Illinois overcomes challenges of Big Ten Tournament

INDIANAPOLIS – He called it a fresh start. After an often challenging season at the University of Illinois, that’s how John Groce, coach of the Fighting Illini, defined the step that began this week. “Sometimes I think we can overcomplicate things,” Groce said. “And I wanted to really simplify it for these guys. All we have talked about, literally…is to play the right way on offense and to play ridiculously hard and compete, because that’s what we do at Illinois. You have an ‘I’ on your chest, you compete.”

The 12th-seeded Fighting Illini earned some validation for another day with a 68-66 victory over No. 5 Iowa that sends Illinois into the quarterfinal round.

Illinois (15-18) will meet No. 4 Purdue in the second game of the Friday afternoon quarterfinal doubleheader at Bankers Life Fieldhouse. No. 5 Iowa (21-10) must find a way to reverse a stretch of six defeats in the last eight games. The Hawkeyes, ranked as high as third in late January, had helped Iowa earn a rare distinction. For the first time in school history, the men’s basketball and football programs were ranked third in the same season.

Now the Hawkeyes, who had once earned the possibility of gaining a No. 1 seed in the NCAA tournament, must confront their imperfections at a point when their season will be defined.

“It’s basketball,” said Iowa junior guard Peter Jok, who led all scorers with 29 points on 10-of-16 shooting. “Everybody goes through their slumps. We just have to get out of our slump. We just have to stay positive. We can’t get too low. We just have to stay positive as a team.”

Jarrod Uthoff, Iowa’s senior forward and unanimous first-team All-Big Ten selection, scored 21 points on 9-of-16 shooting.

The Iowa loss marked the third consecutive year, and the fourth in the six seasons under coach Fran McCaffery, that the Hawkeyes have lost their first game in the Big Ten tournament. When asked if there was any common thread between Thursday losses in the last three tournaments, McCaffery said, “We didn’t get off to good starts in any of those three games, and I don’t think in a tournament situation that’s a good thing.”

The Illini made 52 percent of their shots in the first half and held Iowa to 38 percent shooting in the second half.
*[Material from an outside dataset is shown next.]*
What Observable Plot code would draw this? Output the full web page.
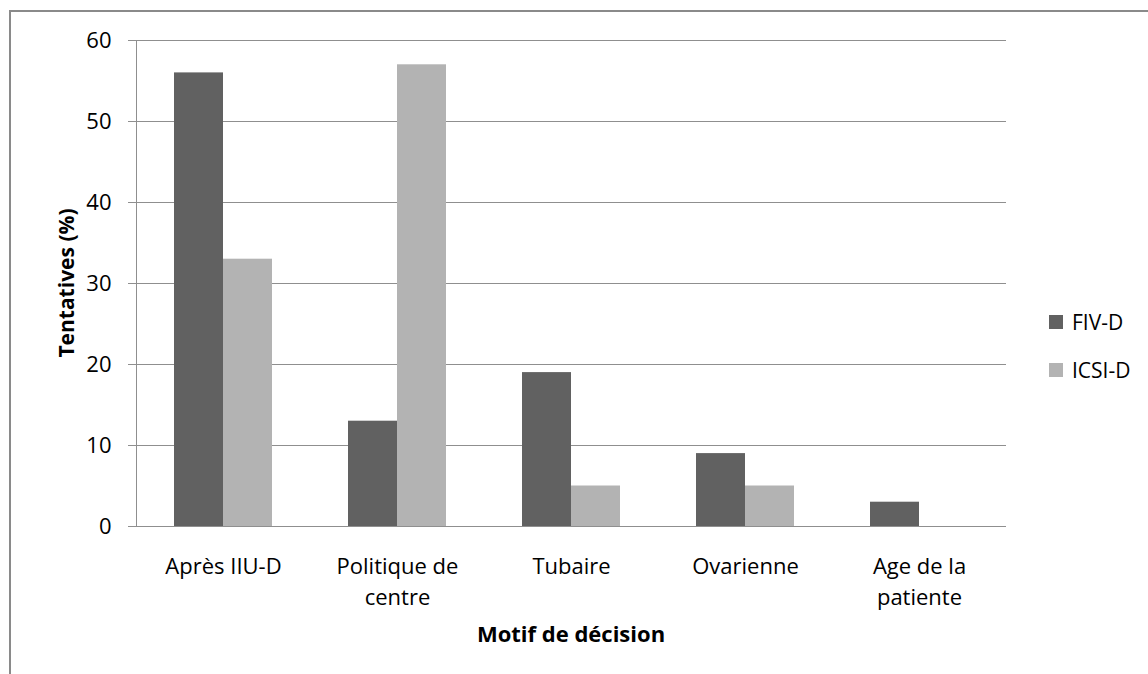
<!DOCTYPE html>
<html>
<head>
<meta charset="utf-8">
<script src="https://cdn.jsdelivr.net/npm/d3@7"></script>
<script src="https://cdn.jsdelivr.net/npm/@observablehq/plot@0.6"></script>
<style>
  html, body { margin: 0; padding: 0; background: #fff; }
  #wrap { position: relative; width: 1148px; height: 674px; overflow: hidden; font-family: "Open Sans", sans-serif; }
  #border { position: absolute; left: 9px; top: 10px; width: 1160px; height: 700px; border-left: 2px solid #8a8a8a; border-top: 2px solid #8a8a8a; }
  #chart { position: absolute; left: 0; top: 0; }
  .ytitle { position: absolute; left: 66px; top: 283px; transform: translate(-50%, -50%) rotate(-90deg); font-weight: bold; font-size: 21px; white-space: nowrap; color: #000; }
  .xtitle { position: absolute; left: 571px; top: 618px; transform: translateX(-50%); font-weight: bold; font-size: 22px; white-space: nowrap; color: #000; }
  .legend { position: absolute; left: 1049px; top: 306px; font-size: 21px; color: #000; }
  .legend .item { display: flex; align-items: center; height: 32px; margin-bottom: 16px; }
  .legend .sw { width: 14px; height: 14px; margin-right: 9px; }
</style>
</head>
<body>
<div id="wrap">
  <div id="chart"></div>
  <div id="border"></div>
  <div class="ytitle">Tentatives (%)</div>
  <div class="xtitle">Motif de décision</div>
  <div class="legend" id="legend"></div>
</div>
<script>
const categories = ["Après IIU-D", "Politique de centre", "Tubaire", "Ovarienne", "Age de la patiente"];
const categoryLabels = ["Après IIU-D", "Politique de\ncentre", "Tubaire", "Ovarienne", "Age de la\npatiente"];
const series = ["FIV-D", "ICSI-D"];
const fivD = [56, 13, 19, 9, 3];
const icsiD = [33, 57, 5, 5, 0];
const yTicks = [0, 10, 20, 30, 40, 50, 60];
const colors = ["#616161", "#b3b3b3"];

const rows = [];
categories.forEach((c, i) => {
  rows.push({category: c, series: series[0], value: fivD[i]});
  rows.push({category: c, series: series[1], value: icsiD[i]});
});

const axisColor = "#8f8f8f";

const chart = Plot.plot({
  width: 1148,
  height: 674,
  marginLeft: 135,
  marginRight: 141,
  marginTop: 40,
  marginBottom: 148,
  style: {fontFamily: "Open Sans, sans-serif", fontSize: "22px", background: "transparent", color: "#000"},
  fx: {domain: categories, padding: 0, label: null},
  x: {domain: series, paddingInner: 0, paddingOuter: 0.76, axis: null},
  y: {domain: [0, 60], label: null},
  color: {domain: series, range: colors},
  marks: [
    Plot.gridY(yTicks, {stroke: axisColor, strokeOpacity: 1, strokeWidth: 1}),
    Plot.barY(rows, {fx: "category", x: "series", y: "value", fill: "series"}),
    Plot.frame({anchor: "left", facetAnchor: "left", stroke: axisColor, strokeWidth: 1}),
    Plot.axisY({ticks: yTicks, tickSize: 8, tickPadding: 17, stroke: axisColor, fill: "#000", label: null}),
    Plot.axisFx({anchor: "bottom", tickSize: 0, tickPadding: 26, label: null, lineHeight: 1.4,
      tickFormat: (d) => categoryLabels[categories.indexOf(d)]})
  ]
});
document.getElementById("chart").appendChild(chart);

const legend = document.getElementById("legend");
series.forEach((s, i) => {
  const item = document.createElement("div");
  item.className = "item";
  const sw = document.createElement("span");
  sw.className = "sw";
  sw.style.background = colors[i];
  const t = document.createElement("span");
  t.textContent = s;
  item.appendChild(sw);
  item.appendChild(t);
  legend.appendChild(item);
});
</script>
</body>
</html>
Illinois outscored Iowa in the paint (24-20), points off turnovers (19-16) and fast-break points (14-9). .

“They were playing with confidence,” McCaffery said of the Illini. “They were shooting the ball. They were moving the ball. [Our] offense didn’t really flow very well in the first half. It was pretty much Pete (Jok) and Jarrod [Uthoff] making shots.”

If one thing has remained consistent, despite Iowa’s struggles, it’s the play of Jok and Uthoff. The two have been dynamic and a key part of the Iowa team this season, with a combined average of 34.6 points per game. Jok did not score until he made a jumper with 7:10 to go in the first half. He went on to score 15 more points in the first half, helping the Hawkeyes overcome an 11-point deficit to come within two points, 37-35, at halftime.
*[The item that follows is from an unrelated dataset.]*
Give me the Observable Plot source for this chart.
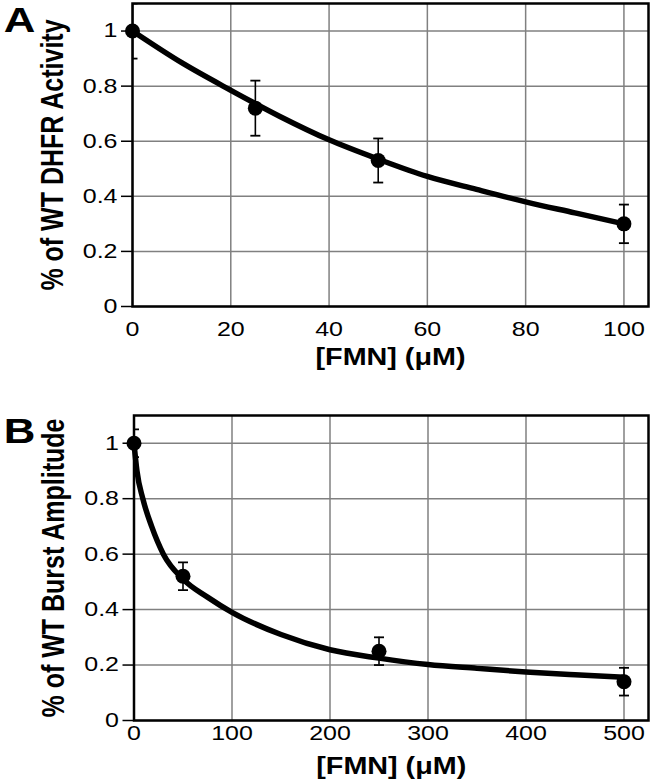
<!DOCTYPE html>
<html><head><meta charset="utf-8">
<script src="https://cdn.jsdelivr.net/npm/d3@7"></script>
<script src="https://cdn.jsdelivr.net/npm/@observablehq/plot@0.6"></script>
<style>body{margin:0;background:#fff;} svg{display:block;}</style>
</head><body><div id="chart"></div>
<script>
// ---- Panel A data ----
const concA = [0, 25, 50, 100];
const activityA = [1.0, 0.72, 0.53, 0.30];
const errA = [0.10, 0.10, 0.08, 0.07];
const fitConcA = [0, 10, 20, 30, 40, 50, 60, 70, 80, 90, 100];
const fitActivityA = [1.0, 0.885, 0.785, 0.69, 0.605, 0.535, 0.472, 0.425, 0.38, 0.34, 0.30];
const xTicksA = [0, 20, 40, 60, 80, 100];
const xMaxA = 105;
// ---- Panel B data ----
const concB = [0, 50, 250, 500];
const burstB = [1.0, 0.52, 0.25, 0.14];
const errB = [0.05, 0.05, 0.05, 0.05];
const fitConcB = [0, 3, 9, 18, 30, 50, 75, 100, 150, 200, 250, 300, 350, 400, 450, 500];
const fitBurstB = [1.0, 0.9, 0.8, 0.7, 0.6, 0.51, 0.445, 0.39, 0.31, 0.255, 0.225, 0.202, 0.188, 0.175, 0.165, 0.156];
const xTicksB = [0, 100, 200, 300, 400, 500];
const xMaxB = 525;
// ---- shared ----
const yTicks = [0, 0.2, 0.4, 0.6, 0.8, 1];
const yTickLabels = ["0", "0.2", "0.4", "0.6", "0.8", "1"];
const xLabel = "[FMN] (\u03BCM)";
const yLabelA = "% of WT DHFR Activity";
const yLabelB = "% of WT Burst Amplitude";

const FONT = "'Liberation Sans', Arial, Helvetica, sans-serif";
const STRETCH = 1.25;

const capSymbol = {
  draw(ctx, size) {
    const r = Math.sqrt(size / Math.PI);
    ctx.moveTo(-r, 0);
    ctx.lineTo(r, 0);
  }
};

function panel(o) {
  const pts = o.x.map((x, i) => ({x, y: o.y[i], lo: o.y[i] - o.err[i], hi: o.y[i] + o.err[i]}));
  const fit = o.fx.map((x, i) => ({x, y: o.fy[i]}));
  const grid = {stroke: "#808080", strokeOpacity: 1, strokeWidth: 1.5};
  const svg = Plot.plot({
    width: 650,
    height: o.height,
    marginTop: o.marginTop,
    marginBottom: o.marginBottom,
    marginLeft: o.marginLeft,
    marginRight: 2,
    style: {fontFamily: FONT, background: "white", color: "black"},
    x: {domain: [0, o.xMax]},
    y: {domain: [0, 1.1]},
    marks: [
      Plot.gridX(o.xTicks, grid),
      Plot.gridY(yTicks, grid),
      Plot.axisY(yTicks, {tickSize: 11, tickPadding: 4, strokeWidth: 1.5, fontSize: 20,
        tickFormat: (d) => yTickLabels[yTicks.indexOf(d)], label: null}),
      Plot.axisX(o.xTicks, {tickSize: 0, tickPadding: o.tickPad, fontSize: 20,
        tickFormat: (d) => String(d), label: null}),
      Plot.ruleX(pts, {x: "x", y1: "lo", y2: "hi", stroke: "black", strokeWidth: 1.6, clip: true}),
      Plot.dot(pts, {x: "x", y: "lo", symbol: capSymbol, r: 5, fill: "none", stroke: "black", strokeWidth: 1.8, clip: true}),
      Plot.dot(pts, {x: "x", y: "hi", symbol: capSymbol, r: 5, fill: "none", stroke: "black", strokeWidth: 1.8, clip: true}),
      Plot.line(fit, {x: "x", y: "y", curve: "monotone-x", stroke: "black", strokeWidth: 5.5}),
      Plot.dot(pts, {x: "x", y: "y", r: 7.5, fill: "black", stroke: "none"}),
      Plot.frame({stroke: "black", strokeWidth: 2.5}),
      Plot.text([o.yLabel], {frameAnchor: "left", dx: -80, rotate: -90, fontSize: 25, fontWeight: "bold",
        textAnchor: "middle", lineAnchor: "middle", fill: "black"}),
      Plot.text([xLabel], {frameAnchor: "bottom", dy: o.labelDy, fontSize: 23, fontWeight: "bold",
        textAnchor: "middle", lineAnchor: "middle", fill: "black"}),
      Plot.text([o.letter], {frameAnchor: "top-left", dx: 19 - o.marginLeft, dy: o.letterDy, fontSize: 35,
        fontWeight: "bold", textAnchor: "middle", lineAnchor: "middle", fill: "black"})
    ]
  });
  // horizontal stretch of the lettering, as in the reference figure
  d3.select(svg).selectAll("text").each(function () {
    const t = this.getAttribute("transform") || "";
    if (t.includes("translate")) {
      this.setAttribute("transform", t + (t.includes("rotate") ? ` scale(1,${STRETCH})` : ` scale(${STRETCH},1)`));
    } else {
      const x = +this.getAttribute("x") || 0, y = +this.getAttribute("y") || 0;
      this.setAttribute("transform", `translate(${x},${y}) scale(${STRETCH},1) translate(${-x},${-y})`);
    }
  });
  return svg;
}

const root = document.getElementById("chart");
root.appendChild(panel({
  letter: "A", x: concA, y: activityA, err: errA, fx: fitConcA, fy: fitActivityA,
  xTicks: xTicksA, xMax: xMaxA, yLabel: yLabelA,
  height: 385, marginTop: 3, marginBottom: 79, marginLeft: 132, tickPad: 15, labelDy: 51, letterDy: 17
}));
root.appendChild(panel({
  letter: "B", x: concB, y: burstB, err: errB, fx: fitConcB, fy: fitBurstB,
  xTicks: xTicksB, xMax: xMaxB, yLabel: yLabelB,
  height: 396, marginTop: 30, marginBottom: 61, marginLeft: 133.5, tickPad: 5, labelDy: 46, letterDy: 16
}));
</script>
</body></html>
But Illinois responded to a game-tying jumper by Jok early in the second half by building a lead of as much as 11. With 4:02 left in the game, the Fighting Illini led 63-54 after a jumper by Iowa’s Nicholas Baer. After a foul by Malcolm Hill of Illinois, Jok and Kendrick Nunn of the Illini were each charged with a technical foul.

 

Jok was disqualified with his fifth foul, and Iowa’s leading scorer was finished for the night.

When asked if he could describe his frustration, McCaffery said, “You have no idea how much I would like to describe my frustration. Leave it at that.”

The Hawkeyes used full court pressure to produce a 11-0 run – with Baer scoring five of the points – to tie the score, 66-66, with 1:40 to play.

The stands were erupting with excitement and Iowa fans screaming, “More pressure! We need more pressure!” But it wouldn’t be enough. Hill, the leading Illinois scorer with an average of 18.5 points, was held to 6 points on 2-of-9 shooting. But his jumper with 1:16 to play would become the difference.

Nunn’s steal with two seconds to play sealed the win for Illinois, crushing Iowa’s hopes of advancing in the tournament.

“I was proud of our intensity level and our effectiveness in that sense,” McCaffery said. “We were down eight, tied the game. Hill made a tough shot. You have to give him credit. He is a terrific player. Jarrod is right in his face. So you really have to give him credit there.”

For the Illini, there was a chance to earn one more unexpected challenge. “We had our ups and downs during the season,” Nunn said, “but it’s best that we play our best basketball toward the end of the season. It’s March, and March Madness is here. And we’re trying to just play our best.”